This article was originally published by Mennonite World Review

Kansas ministry offers warmth to homeless community

Yes, there’s a homeless shelter in Hutchinson, Kan., but no, it’s only open at night. That bothered Lois Mast and her daughter Heidi Mast, who recognized the cold can be just as bitter when people are turned out at 8 a.m.

Emily Yutzy serves coffee Jan. 26 to a man named Glen at the Coffee Corner in Hutchinson, Kan. — Heidi Mast
Emily Yutzy serves coffee Jan. 26 to a man named Glen at the Coffee Corner in Hutchinson, Kan. — Heidi Mast

“The need was here, and it was evident it was time to do something,” said Heidi Mast, whose family attends Center Amish Mennonite Church in rural Hutchinson. “We spent some time praying about it and doing some research and connecting with other organizations in town to make sure that we weren’t duplicating a service.”

Their solution was to use an empty property owned by Lois’ husband and Heidi’s father, Marvin Mast, who owns Golden Rule Property Management. The commercial building just a few blocks from downtown was between tenants and had been empty for several months.

Since Jan. 3 it has been known as the Coffee Corner — a place to warm up and talk to someone friendly.

“Heidi mentioned it to me first,” Lois Mast said. “I kept bringing it up, but really, the Lord gave us the idea!”

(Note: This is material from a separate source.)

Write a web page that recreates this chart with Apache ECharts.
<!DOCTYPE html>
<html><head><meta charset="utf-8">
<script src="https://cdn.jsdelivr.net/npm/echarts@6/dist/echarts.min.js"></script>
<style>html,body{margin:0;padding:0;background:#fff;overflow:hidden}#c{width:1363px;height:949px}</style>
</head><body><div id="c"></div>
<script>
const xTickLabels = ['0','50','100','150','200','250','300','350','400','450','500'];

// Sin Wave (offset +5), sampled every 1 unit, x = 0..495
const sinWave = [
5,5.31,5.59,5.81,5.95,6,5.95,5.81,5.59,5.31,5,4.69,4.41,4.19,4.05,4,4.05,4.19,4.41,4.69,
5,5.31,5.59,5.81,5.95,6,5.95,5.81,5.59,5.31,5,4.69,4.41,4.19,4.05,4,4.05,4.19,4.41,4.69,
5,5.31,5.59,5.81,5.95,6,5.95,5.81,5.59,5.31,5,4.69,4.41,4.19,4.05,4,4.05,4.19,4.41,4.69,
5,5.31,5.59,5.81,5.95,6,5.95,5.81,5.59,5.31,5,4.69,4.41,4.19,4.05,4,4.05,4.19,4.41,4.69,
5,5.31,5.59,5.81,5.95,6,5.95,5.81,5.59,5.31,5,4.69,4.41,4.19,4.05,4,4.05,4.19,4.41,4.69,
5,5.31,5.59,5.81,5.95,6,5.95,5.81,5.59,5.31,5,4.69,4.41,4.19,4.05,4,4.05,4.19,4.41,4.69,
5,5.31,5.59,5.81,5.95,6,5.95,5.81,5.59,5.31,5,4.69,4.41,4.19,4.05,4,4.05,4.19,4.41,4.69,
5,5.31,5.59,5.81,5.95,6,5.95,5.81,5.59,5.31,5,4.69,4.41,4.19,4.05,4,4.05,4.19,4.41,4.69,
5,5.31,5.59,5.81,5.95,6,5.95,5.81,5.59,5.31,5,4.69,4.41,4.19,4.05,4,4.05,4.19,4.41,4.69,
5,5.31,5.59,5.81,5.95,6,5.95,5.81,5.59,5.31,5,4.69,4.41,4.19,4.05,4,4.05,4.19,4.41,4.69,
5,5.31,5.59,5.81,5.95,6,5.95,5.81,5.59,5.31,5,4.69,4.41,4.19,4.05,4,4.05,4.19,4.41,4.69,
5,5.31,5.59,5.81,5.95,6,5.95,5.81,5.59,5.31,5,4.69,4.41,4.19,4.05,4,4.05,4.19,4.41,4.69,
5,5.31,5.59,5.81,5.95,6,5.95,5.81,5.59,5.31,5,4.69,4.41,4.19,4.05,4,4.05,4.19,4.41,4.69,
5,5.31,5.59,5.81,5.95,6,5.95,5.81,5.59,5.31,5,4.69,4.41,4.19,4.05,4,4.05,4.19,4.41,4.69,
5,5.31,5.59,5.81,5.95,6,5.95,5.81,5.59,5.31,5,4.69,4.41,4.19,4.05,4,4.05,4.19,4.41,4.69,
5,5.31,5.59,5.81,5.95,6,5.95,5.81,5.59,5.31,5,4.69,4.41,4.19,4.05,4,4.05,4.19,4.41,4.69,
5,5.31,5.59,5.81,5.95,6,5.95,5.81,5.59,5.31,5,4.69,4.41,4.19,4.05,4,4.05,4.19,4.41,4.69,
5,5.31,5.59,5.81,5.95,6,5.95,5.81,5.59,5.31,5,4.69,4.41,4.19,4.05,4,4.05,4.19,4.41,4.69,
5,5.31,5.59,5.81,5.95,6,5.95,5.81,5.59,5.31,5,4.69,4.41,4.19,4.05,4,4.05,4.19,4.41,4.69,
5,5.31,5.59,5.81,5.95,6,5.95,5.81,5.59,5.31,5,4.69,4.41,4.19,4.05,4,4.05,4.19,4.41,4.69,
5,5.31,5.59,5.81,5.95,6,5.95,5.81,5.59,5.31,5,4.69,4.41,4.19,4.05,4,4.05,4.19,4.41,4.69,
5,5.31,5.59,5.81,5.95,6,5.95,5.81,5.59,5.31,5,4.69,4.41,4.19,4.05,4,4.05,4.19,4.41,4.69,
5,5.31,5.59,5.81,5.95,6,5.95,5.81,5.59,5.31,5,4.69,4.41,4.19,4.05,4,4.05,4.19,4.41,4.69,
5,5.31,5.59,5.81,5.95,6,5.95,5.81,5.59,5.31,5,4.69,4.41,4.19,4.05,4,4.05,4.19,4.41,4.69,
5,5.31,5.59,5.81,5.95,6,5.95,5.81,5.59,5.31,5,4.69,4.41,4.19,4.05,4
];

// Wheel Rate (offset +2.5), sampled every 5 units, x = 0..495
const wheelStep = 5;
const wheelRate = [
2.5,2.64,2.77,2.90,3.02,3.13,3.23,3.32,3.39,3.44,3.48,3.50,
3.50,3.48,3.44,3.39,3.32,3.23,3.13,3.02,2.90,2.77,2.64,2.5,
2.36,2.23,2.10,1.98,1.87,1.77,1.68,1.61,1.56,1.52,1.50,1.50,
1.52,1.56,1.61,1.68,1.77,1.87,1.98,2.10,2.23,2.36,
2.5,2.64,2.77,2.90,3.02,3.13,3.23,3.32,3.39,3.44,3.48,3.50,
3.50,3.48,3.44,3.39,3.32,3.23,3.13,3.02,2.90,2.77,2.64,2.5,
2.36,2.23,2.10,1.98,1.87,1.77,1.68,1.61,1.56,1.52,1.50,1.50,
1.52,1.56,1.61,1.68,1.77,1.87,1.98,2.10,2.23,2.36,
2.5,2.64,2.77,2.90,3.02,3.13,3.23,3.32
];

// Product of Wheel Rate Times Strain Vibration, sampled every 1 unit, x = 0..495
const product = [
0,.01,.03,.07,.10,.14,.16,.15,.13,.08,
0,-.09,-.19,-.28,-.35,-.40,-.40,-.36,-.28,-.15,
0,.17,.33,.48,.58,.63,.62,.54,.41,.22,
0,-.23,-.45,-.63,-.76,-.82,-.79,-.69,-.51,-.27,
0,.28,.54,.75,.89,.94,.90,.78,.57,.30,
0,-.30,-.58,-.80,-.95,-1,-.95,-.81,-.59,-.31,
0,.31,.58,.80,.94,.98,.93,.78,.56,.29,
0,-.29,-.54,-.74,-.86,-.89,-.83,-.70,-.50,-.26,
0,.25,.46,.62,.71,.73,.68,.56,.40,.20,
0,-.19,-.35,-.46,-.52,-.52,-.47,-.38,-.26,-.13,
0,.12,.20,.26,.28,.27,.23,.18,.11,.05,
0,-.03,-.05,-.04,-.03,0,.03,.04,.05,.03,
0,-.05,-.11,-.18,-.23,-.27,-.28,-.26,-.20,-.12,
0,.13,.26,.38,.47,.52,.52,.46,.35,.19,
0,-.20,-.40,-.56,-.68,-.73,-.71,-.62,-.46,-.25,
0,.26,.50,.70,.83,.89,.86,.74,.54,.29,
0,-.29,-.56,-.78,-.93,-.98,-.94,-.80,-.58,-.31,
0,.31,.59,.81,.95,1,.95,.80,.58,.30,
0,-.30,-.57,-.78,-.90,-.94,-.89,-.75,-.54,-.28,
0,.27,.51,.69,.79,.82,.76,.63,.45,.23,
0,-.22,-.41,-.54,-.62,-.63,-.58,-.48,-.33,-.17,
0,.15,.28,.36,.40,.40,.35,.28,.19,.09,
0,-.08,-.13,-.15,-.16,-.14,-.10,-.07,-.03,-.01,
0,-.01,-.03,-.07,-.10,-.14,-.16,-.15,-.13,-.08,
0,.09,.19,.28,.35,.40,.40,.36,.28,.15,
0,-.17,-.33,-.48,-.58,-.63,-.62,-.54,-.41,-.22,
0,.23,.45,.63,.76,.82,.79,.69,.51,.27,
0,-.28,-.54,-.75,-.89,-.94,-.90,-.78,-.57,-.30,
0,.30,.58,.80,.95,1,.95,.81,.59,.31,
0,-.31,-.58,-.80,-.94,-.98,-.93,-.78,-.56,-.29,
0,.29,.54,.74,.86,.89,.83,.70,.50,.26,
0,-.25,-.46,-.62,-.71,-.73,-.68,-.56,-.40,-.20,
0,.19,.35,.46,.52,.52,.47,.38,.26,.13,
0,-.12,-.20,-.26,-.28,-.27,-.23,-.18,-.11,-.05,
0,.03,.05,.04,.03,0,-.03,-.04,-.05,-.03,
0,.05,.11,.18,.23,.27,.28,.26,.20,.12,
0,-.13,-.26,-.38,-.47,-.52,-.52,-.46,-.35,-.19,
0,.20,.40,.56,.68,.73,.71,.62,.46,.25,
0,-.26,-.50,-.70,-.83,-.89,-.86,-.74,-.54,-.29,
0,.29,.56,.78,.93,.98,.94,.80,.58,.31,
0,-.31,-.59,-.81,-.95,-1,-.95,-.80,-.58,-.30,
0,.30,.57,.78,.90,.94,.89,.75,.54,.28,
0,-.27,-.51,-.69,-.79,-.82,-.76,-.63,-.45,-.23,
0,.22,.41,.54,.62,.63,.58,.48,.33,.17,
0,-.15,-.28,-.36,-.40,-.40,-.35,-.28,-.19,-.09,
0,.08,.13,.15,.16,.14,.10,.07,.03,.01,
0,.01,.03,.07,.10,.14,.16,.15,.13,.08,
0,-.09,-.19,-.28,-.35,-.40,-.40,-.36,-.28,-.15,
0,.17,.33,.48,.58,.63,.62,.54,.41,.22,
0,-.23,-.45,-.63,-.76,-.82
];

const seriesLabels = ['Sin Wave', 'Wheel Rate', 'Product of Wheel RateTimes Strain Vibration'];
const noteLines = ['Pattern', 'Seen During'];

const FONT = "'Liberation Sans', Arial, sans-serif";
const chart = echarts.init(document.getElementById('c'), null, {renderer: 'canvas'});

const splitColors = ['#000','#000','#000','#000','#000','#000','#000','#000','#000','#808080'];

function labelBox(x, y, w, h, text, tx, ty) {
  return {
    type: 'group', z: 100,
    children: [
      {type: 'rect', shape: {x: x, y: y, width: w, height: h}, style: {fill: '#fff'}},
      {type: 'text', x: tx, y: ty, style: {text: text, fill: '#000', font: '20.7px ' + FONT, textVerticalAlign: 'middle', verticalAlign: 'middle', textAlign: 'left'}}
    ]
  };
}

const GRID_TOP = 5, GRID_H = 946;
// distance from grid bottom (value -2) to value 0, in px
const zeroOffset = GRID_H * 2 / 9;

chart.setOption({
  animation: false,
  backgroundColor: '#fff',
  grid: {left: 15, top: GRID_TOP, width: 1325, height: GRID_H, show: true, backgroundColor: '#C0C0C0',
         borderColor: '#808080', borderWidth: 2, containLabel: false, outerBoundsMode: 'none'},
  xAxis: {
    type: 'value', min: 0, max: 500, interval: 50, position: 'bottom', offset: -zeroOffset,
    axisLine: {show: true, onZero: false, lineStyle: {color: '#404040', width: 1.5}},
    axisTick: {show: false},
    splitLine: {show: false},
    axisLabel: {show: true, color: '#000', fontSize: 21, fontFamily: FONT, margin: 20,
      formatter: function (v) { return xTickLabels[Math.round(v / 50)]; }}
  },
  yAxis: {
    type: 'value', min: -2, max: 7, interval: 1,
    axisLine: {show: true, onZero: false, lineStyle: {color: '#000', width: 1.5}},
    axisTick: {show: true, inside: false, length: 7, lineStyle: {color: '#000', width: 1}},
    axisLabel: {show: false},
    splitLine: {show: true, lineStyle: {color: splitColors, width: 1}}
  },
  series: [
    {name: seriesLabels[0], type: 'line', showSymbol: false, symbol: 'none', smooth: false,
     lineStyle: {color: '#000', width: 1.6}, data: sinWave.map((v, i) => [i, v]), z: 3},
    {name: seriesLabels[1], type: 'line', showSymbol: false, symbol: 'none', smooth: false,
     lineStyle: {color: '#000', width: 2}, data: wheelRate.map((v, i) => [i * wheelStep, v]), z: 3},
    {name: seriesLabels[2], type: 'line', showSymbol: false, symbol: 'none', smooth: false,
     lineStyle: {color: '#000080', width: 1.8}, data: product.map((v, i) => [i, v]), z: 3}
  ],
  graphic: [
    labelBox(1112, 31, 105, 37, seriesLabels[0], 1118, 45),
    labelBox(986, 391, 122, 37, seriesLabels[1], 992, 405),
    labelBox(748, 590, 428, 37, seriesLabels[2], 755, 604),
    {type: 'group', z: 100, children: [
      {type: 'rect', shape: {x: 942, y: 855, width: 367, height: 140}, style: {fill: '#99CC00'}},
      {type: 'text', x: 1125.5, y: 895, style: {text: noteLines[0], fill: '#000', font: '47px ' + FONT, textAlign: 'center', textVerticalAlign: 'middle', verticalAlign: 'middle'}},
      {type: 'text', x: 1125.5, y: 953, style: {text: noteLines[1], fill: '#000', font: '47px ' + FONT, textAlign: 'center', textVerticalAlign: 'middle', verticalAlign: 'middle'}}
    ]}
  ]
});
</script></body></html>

From 7 a.m. to 1 p.m., Monday through Saturday, there’s coffee, hot chocolate and water available, along with conversation with volunteers from the family’s church, as well as the nearby Cedar Crest Amish Mennonite Church.

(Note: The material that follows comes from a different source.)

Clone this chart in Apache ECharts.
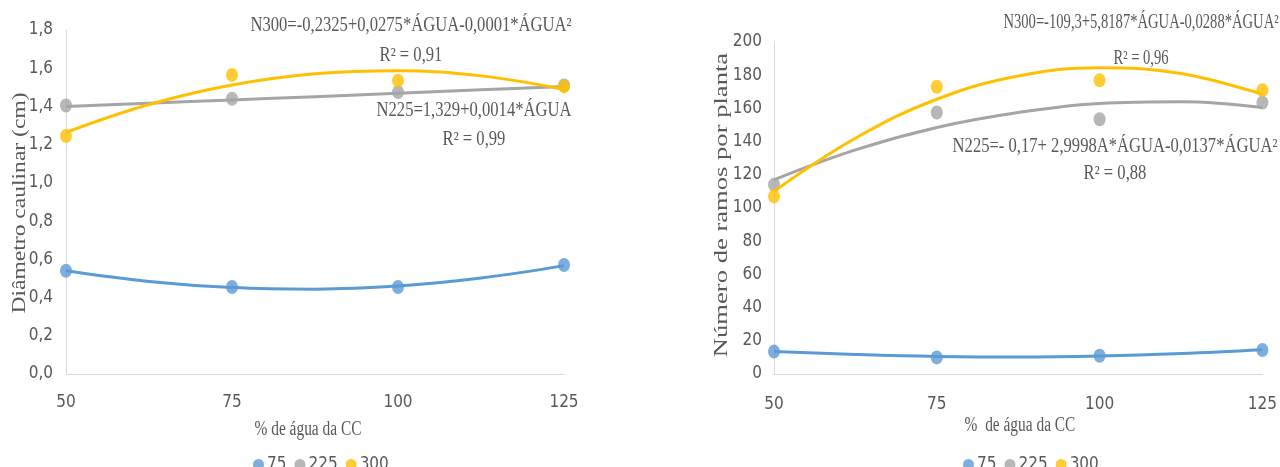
<!DOCTYPE html>
<html>
<head>
<meta charset="utf-8">
<script src="https://cdn.jsdelivr.net/npm/echarts@6/dist/echarts.min.js"></script>
<style>
html,body{margin:0;padding:0;background:#fff;}
#chart{width:1280px;height:467px;}
</style>
</head>
<body>
<div id="chart"></div>
<script>
// ---- data ----
const water = [50, 75, 100, 125];
const trendX = [50, 62.5, 75, 87.5, 100, 112.5, 125];
const seriesNames = ['75', '225', '300'];
const xTicks = [50, 75, 100, 125];

// Left: Diâmetro caulinar (cm)
const diam75 = [0.54, 0.455, 0.455, 0.57];
const diam225 = [1.405, 1.44, 1.475, 1.51];
const diam300 = [1.245, 1.565, 1.535, 1.505];
const diamTrend75 = [0.54, 0.484, 0.452, 0.444, 0.46, 0.502, 0.567];
const diamTrend225 = [1.40, 1.417, 1.434, 1.451, 1.469, 1.487, 1.505];
const diamTrend300 = [1.264, 1.41, 1.512, 1.571, 1.587, 1.56, 1.489];

// Right: Número de ramos por planta
const ramos75 = [13.5, 10, 11, 14.5];
const ramos225 = [114, 157.5, 153.5, 163.5];
const ramos300 = [107, 173, 177, 171];
const ramosTrend75 = [13.5, 11.8, 10.6, 10.2, 10.8, 12.3, 14.6];
const ramosTrend225 = [117, 135, 148.5, 157.5, 163, 164, 160.5];
const ramosTrend300 = [110, 142, 165.5, 179.5, 184.5, 181, 168.5];

// equation texts
const eqLeft300 = 'N300=-0,2325+0,0275*ÁGUA-0,0001*ÁGUA²';
const r2Left300 = 'R² = 0,91';
const eqLeft225 = 'N225=1,329+0,0014*ÁGUA';
const r2Left225 = 'R² = 0,99';
const eqRight300 = 'N300=-109,3+5,8187*ÁGUA-0,0288*ÁGUA²';
const r2Right300 = 'R² = 0,96';
const eqRight225 = 'N225=- 0,17+ 2,9998A*ÁGUA-0,0137*ÁGUA²';
const r2Right225 = 'R² = 0,88';

// ---- style ----
const colors = {'75': '#5B9BD5', '225': '#A5A5A5', '300': '#FFC000'};
const textGray = '#595959';
const axisGray = '#D9D9D9';
const narrow = '"Liberation Sans Narrow", "DejaVu Sans Condensed", "Liberation Sans", sans-serif';
const serif = '"Liberation Serif", "DejaVu Serif", serif';

const pairs = arr => arr.map((v, i) => [water[i], v]);
const tpairs = arr => arr.map((v, i) => [trendX[i], v]);

function makeSeries(idx, pts, trends) {
  const out = [];
  seriesNames.forEach((n, k) => {
    out.push({
      name: n + ' trend', type: 'line', xAxisIndex: idx, yAxisIndex: idx,
      data: tpairs(trends[k]), smooth: 0.4, showSymbol: false, silent: true,
      lineStyle: {color: colors[n], width: 3}, z: 2 + k * 2
    });
    out.push({
      name: n, type: 'scatter', xAxisIndex: idx, yAxisIndex: idx,
      data: pairs(pts[k]), symbol: 'circle', symbolSize: [12, 14],
      itemStyle: {color: colors[n]}, z: 3 + k * 2
    });
  });
  return out;
}

function xAxis(idx, margin) {
  return {
    type: 'value', gridIndex: idx, min: 50, max: 125, interval: 25,
    axisLine: {show: true, lineStyle: {color: axisGray, width: 1}},
    axisTick: {show: false}, splitLine: {show: false},
    axisLabel: {color: textGray, fontSize: 17, fontFamily: narrow, margin: margin,
      customValues: xTicks}
  };
}

function txt(text, x, y, size, sx, rot) {
  return {
    type: 'text', x: x, y: y, scaleX: sx, rotation: rot || 0, silent: true,
    style: {text: text, font: size + 'px ' + serif, fill: textGray,
      textAlign: 'center', textVerticalAlign: 'middle'}
  };
}

const chart = echarts.init(document.getElementById('chart'));
chart.setOption({
  backgroundColor: '#fff',
  animation: false,
  grid: [
    {left: 66, right: 716, top: 30, bottom: 93},
    {left: 774, right: 15, top: 42, bottom: 93}
  ],
  xAxis: [xAxis(0, 20), xAxis(1, 22)],
  yAxis: [
    {type: 'value', gridIndex: 0, min: 0, max: 1.8, interval: 0.2,
      axisLine: {show: true, lineStyle: {color: axisGray}}, axisTick: {show: false},
      splitLine: {show: false},
      axisLabel: {color: textGray, fontSize: 17, fontFamily: narrow, margin: 13,
        formatter: v => v.toFixed(1).replace('.', ',')}},
    {type: 'value', gridIndex: 1, min: 0, max: 200, interval: 20,
      axisLine: {show: true, lineStyle: {color: axisGray}}, axisTick: {show: false},
      splitLine: {show: false},
      axisLabel: {color: textGray, fontSize: 17, fontFamily: narrow, margin: 12}}
  ],
  legend: [
    {data: seriesNames, left: 248, top: 451, icon: 'circle', itemWidth: 11, itemHeight: 11,
      itemGap: 8, textStyle: {color: textGray, fontSize: 17, fontFamily: narrow, padding: [0, 0, 0, -2]}},
    {data: seriesNames, left: 958, top: 451, icon: 'circle', itemWidth: 11, itemHeight: 11,
      itemGap: 8, textStyle: {color: textGray, fontSize: 17, fontFamily: narrow, padding: [0, 0, 0, -2]}}
  ],
  series: [
    ...makeSeries(0, [diam75, diam225, diam300], [diamTrend75, diamTrend225, diamTrend300]),
    ...makeSeries(1, [ramos75, ramos225, ramos300], [ramosTrend75, ramosTrend225, ramosTrend300])
  ],
  graphic: [
    txt(eqLeft300, 411, 26, 20, 0.83),
    txt(r2Left300, 411, 56, 20, 0.83),
    txt(eqLeft225, 474, 111, 20, 0.83),
    txt(r2Left225, 474, 140, 20, 0.83),
    txt(eqRight300, 1141, 23, 20, 0.73),
    txt(r2Right300, 1141, 59, 20, 0.73),
    txt(eqRight225, 1115, 147, 20, 0.83),
    txt(r2Right225, 1115, 174, 20, 0.83),
    txt('% de água da CC', 308, 430, 20, 0.77),
    txt('%  de água da CC', 1020, 426, 20, 0.77),
    txt('Diâmetro caulinar (cm)', 20, 203, 19, 1.24, Math.PI / 2),
    txt('Número de ramos por planta', 722, 205, 19, 1.4, Math.PI / 2)
  ]
});
</script>
</body>
</html>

Some days pastries or donated coats might get dropped off, but there’s an emphasis on keeping things simple and basic.

“Monday morning [Jan. 21] we went through 13 pots of coffee by 9:30,” Marvin Mast said. “Typically there might be 15 guests at a time, but it slows down after 10 a.m. . . .

“We’ve had good response from community people who interact with people who have specific needs as relating to jobs and housing and just providing friendship.”

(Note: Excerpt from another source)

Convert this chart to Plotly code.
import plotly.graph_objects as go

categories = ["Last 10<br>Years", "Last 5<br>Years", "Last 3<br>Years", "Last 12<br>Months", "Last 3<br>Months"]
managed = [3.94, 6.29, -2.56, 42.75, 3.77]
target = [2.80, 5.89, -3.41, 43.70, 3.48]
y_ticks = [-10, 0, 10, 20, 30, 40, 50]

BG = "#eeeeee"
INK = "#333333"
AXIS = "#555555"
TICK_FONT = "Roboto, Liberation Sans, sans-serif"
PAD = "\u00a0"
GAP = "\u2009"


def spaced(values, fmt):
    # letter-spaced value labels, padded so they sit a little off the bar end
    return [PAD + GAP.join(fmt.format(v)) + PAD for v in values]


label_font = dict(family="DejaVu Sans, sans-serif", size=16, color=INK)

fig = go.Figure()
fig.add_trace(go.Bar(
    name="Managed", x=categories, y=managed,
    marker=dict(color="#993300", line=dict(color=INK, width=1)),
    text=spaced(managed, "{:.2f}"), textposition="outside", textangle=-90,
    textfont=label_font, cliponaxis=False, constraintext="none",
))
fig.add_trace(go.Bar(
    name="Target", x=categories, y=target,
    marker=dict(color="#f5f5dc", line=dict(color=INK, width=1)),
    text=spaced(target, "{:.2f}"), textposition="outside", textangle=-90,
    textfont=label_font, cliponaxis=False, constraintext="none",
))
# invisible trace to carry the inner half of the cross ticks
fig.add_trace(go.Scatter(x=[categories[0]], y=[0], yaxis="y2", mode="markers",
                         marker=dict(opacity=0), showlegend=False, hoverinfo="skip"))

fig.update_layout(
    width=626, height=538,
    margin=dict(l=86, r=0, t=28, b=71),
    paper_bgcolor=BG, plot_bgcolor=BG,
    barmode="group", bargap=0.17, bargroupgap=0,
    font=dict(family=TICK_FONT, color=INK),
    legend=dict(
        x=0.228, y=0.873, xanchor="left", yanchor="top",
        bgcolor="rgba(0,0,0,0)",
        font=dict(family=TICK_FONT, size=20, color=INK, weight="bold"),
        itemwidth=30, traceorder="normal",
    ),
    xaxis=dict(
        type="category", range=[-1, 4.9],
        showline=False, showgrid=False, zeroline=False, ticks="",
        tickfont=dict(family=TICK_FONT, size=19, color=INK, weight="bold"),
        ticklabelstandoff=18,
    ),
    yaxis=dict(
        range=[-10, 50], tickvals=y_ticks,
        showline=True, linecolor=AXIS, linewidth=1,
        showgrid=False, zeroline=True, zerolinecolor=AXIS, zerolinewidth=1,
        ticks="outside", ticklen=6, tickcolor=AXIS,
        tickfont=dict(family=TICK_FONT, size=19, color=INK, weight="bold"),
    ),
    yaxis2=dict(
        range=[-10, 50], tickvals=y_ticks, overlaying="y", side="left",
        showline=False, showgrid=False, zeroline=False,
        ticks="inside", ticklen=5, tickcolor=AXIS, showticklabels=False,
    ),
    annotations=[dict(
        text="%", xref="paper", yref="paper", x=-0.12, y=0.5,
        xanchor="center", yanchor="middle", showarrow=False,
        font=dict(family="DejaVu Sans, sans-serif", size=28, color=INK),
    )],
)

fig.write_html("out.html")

God can do amazing things with a cup of coffee and a willing ear.

“Just this morning I had a very encouraging talk with a young man, a veteran who somehow I just felt led to the moment I stepped in the door,” Lois Mast said Jan. 23. “. . . He was very appreciative of the Scripture he saw on the wall. We ended up having a prayer together.”

Martin Mast recalled a group of three men who came in regularly while looking for jobs. They found out about a landscaping company in Colorado, and volunteers helped them fill out applications.

“We scanned and emailed them from our home this morning,” he said. “The company responded, and they were able to use one of our volunteers’ phone this morning for the interviews.

“So it’s more than just warmth and coffee.”